My answer is also affirmative in this case, at least in theory, where the sale of one right is not necessarily related to the other although, as I said before, this is a risky statement which may only be answered for every specific case in order to minimise the risk.
On a final note, two important comments: (i) It is important to take into account the type of property which is partly or fully subject to the sale, i.e. is the unit legally classified as a residential property although temporarily used for tourism purposes or is it legally classified for tourist use exclusively (in which case it may not be used as a place of permanent residence), which would entail the obligation to operate it together with all the other apartments of the resort by one only tourist services company, without prejudice to the possibility that the owners may at some point receive a rent for the assignment to such a company; and (ii) if a share of ownership has not been directly vested in the final purchaser of the fractional product but merely a proportional share in the economic proceeds obtained from the sale of the unit during the process of liquidation of the fractional system subject to non-Spanish law (e.g. upon liquidating the Club) or the fractional-Spanish rotational enjoyment system, such a distribution does not constitute a sale of property but merely a possible compensation for the termination of the said system.

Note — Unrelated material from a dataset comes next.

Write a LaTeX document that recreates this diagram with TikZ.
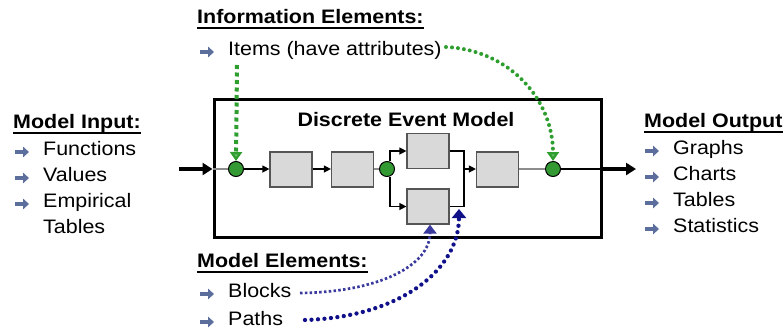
\documentclass[tikz,border=0pt]{standalone}
\usepackage{fontspec}
\setmainfont{Liberation Sans}[FakeStretch=1.1]
\usetikzlibrary{arrows.meta}
\definecolor{dotgreen}{HTML}{339933}
\definecolor{arrowgreen}{HTML}{2E9E2E}
\definecolor{navyA}{HTML}{3A3A9E}
\definecolor{navyB}{HTML}{10108A}
\definecolor{boxfill}{HTML}{D9D9D9}
\definecolor{boxdraw}{HTML}{555555}
\definecolor{bulc}{HTML}{5B6E9C}
\begin{document}
\begin{tikzpicture}[x=1pt,y=-1pt,
  txt/.style={font=\fontsize{19.5}{23}\selectfont, inner sep=0, anchor=base west},
  hd/.style={font=\fontsize{19.5}{23}\selectfont\bfseries, inner sep=0, anchor=base west},
  bulletarrow/.pic={\draw[bulc, line width=3.2pt, -{Triangle[length=6pt,width=10.5pt]}] (0,0) -- (14,0);},
  blk/.style={draw=boxdraw, fill=boxfill, line width=1.2pt, minimum width=42pt, minimum height=35pt, inner sep=0},
  gdot/.style={circle, draw=black, fill=dotgreen, line width=1pt, minimum size=15pt, inner sep=0},
  ln/.style={line width=1.3pt, black},
  lngray/.style={line width=1.3pt, black!45},
  arr/.style={ln, -{Triangle[length=7pt,width=7pt]}},
  bigarr/.style={line width=3.5pt, -{Triangle[length=10pt,width=12pt]}},
  uline/.style={line width=2pt},
  gsq/.style={arrowgreen, line width=4pt, dash pattern=on 4pt off 3.5pt, -{Triangle[length=9pt,width=12pt,fill=arrowgreen!70]}},
  grd/.style={arrowgreen, line width=4pt, line cap=round, dash pattern=on 0pt off 6pt, -{Triangle[length=9pt,width=12pt,fill=arrowgreen!70,line cap=butt]}},
  bsh/.style={navyA, line width=2.7pt, dash pattern=on 2.5pt off 2.3pt, -{Triangle[length=9pt,width=13pt]}},
  brd/.style={navyB, line width=4.3pt, line cap=round, dash pattern=on 0pt off 6.5pt, -{Triangle[length=9pt,width=14pt,line cap=butt]}}
]
\useasboundingbox (0,0) rectangle (783,330);

% main model box
\node[draw, line width=3pt, minimum width=387pt, minimum height=138pt, inner sep=0] (model) at (407.5,168) {};
\node[hd, anchor=base] (title) at (406,126) {Discrete Event Model};

% blocks
\node[blk] (b1) at (291,169.5) {};
\node[blk] (b2) at (352.5,169.5) {};
\node[blk] (b3) at (428,151) {};
\node[blk] (b4) at (428,206.5) {};
\node[blk] (b5) at (497.5,169.5) {};

% circles
\node[gdot] (c1) at (236,169) {};
\node[gdot] (c2) at (387,169) {};
\node[gdot] (c3) at (553,169) {};

\coordinate (inS) at (179,169);
\coordinate (outE) at (636,169);
\coordinate (mBot) at (464,206.5);
\coordinate (mMid) at (464,169);

% main flow
\draw[bigarr] (inS) -- (inS -| model.west);
\draw[lngray] (c1 -| model.west) -- (c1.west);
\draw[arr] (c1.east) -- (b1.west |- c1);
\draw[arr] (b1.east |- c1) -- (b2.west |- c1);
\draw[lngray] (b2.east |- c2) -- (c2.west);
\draw[arr] ([xshift=3pt]c2.north) |- (b3.west);
\draw[arr] ([xshift=3pt]c2.south) |- (b4.west);
\draw[ln] (b3.east) -| (mBot) -- (b4.east);
\draw[arr] (mMid) -- (b5.west |- mMid);
\draw[lngray] (b5.east |- c3) -- (c3.west);
\draw[ln] (c3.east) -- (c3 -| model.east);
\draw[bigarr] (c3 -| model.east) -- (outE);

% Model Input
\node[hd] (hIn) at (13,128) {Model Input:};
\draw[uline] ([yshift=-5pt]hIn.base west) -- ([yshift=-5pt]hIn.base east);
\pic at (15,152) {bulletarrow};
\node[txt] (ti1) at (43,155) {Functions};
\pic at (15,178) {bulletarrow};
\node[txt] (ti2) at (43,181) {Values};
\pic at (15,204) {bulletarrow};
\node[txt] (ti3) at (43,207) {Empirical};
\node[txt] (ti4) at (43,233) {Tables};

% Model Output
\node[hd] (hOut) at (644,127) {Model Output};
\draw[uline] ([yshift=-5pt]hOut.base west) -- ([yshift=-5pt]hOut.base east);
\pic at (645,151) {bulletarrow};
\node[txt] (to1) at (673,154) {Graphs};
\pic at (645,177) {bulletarrow};
\node[txt] (to2) at (673,180) {Charts};
\pic at (645,203) {bulletarrow};
\node[txt] (to3) at (673,206) {Tables};
\pic at (645,229) {bulletarrow};
\node[txt] (to4) at (673,232) {Statistics};

% Information Elements
\node[hd] (hInfo) at (197,23) {Information Elements:};
\draw[uline] ([yshift=-5pt]hInfo.base west) -- ([yshift=-5pt]hInfo.base east);
\pic at (200,52) {bulletarrow};
\node[txt] (items) at (228,55) {Items (have attributes)};

% Model Elements
\node[hd] (hElem) at (197,267) {Model Elements:};
\draw[uline] ([yshift=-5pt]hElem.base west) -- ([yshift=-5pt]hElem.base east);
\pic at (200,294) {bulletarrow};
\node[txt] (blocks) at (228,297) {Blocks};
\pic at (200,322) {bulletarrow};
\node[txt] (paths) at (228,325) {Paths};

% dotted connectors
\coordinate (gS) at (237,65);
\coordinate (gC) at (446,47);
\coordinate (bS) at (300,293);
\coordinate (pS) at (305,320);
\coordinate (pE) at (459,209);
\draw[gsq] (gS) -- (c1.north);
\draw[grd] (gC) .. controls (510,50) and (553,100) .. (c3.north);
\draw[bsh] (bS) .. controls (380,292) and (430,265) .. ([xshift=2pt]b4.south);
\draw[brd] (pS) .. controls (400,317) and (459,270) .. (pE);
\end{tikzpicture}
\end{document}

The liquidation will be carried out according to the club-trustee rules in one case or according to the rules of the Spanish system in the other. Section II of Act 4/2012, with regard to the Spanish system of rotational enjoyment, sets forth that the holder of this right shall not be entitled to any compensation whatsoever merely as a result of the termination of this legal system on the date envisaged in its own Constitution, but this does not preclude the possibility of including in the constitution the right to receive such a compensation.
And a final note: These transactions are generally, without prejudice to the international treaties entered into by Spain, subject to taxation in Spain in all cases.
Francisco J Lizarza (Solicitor) – September 2012.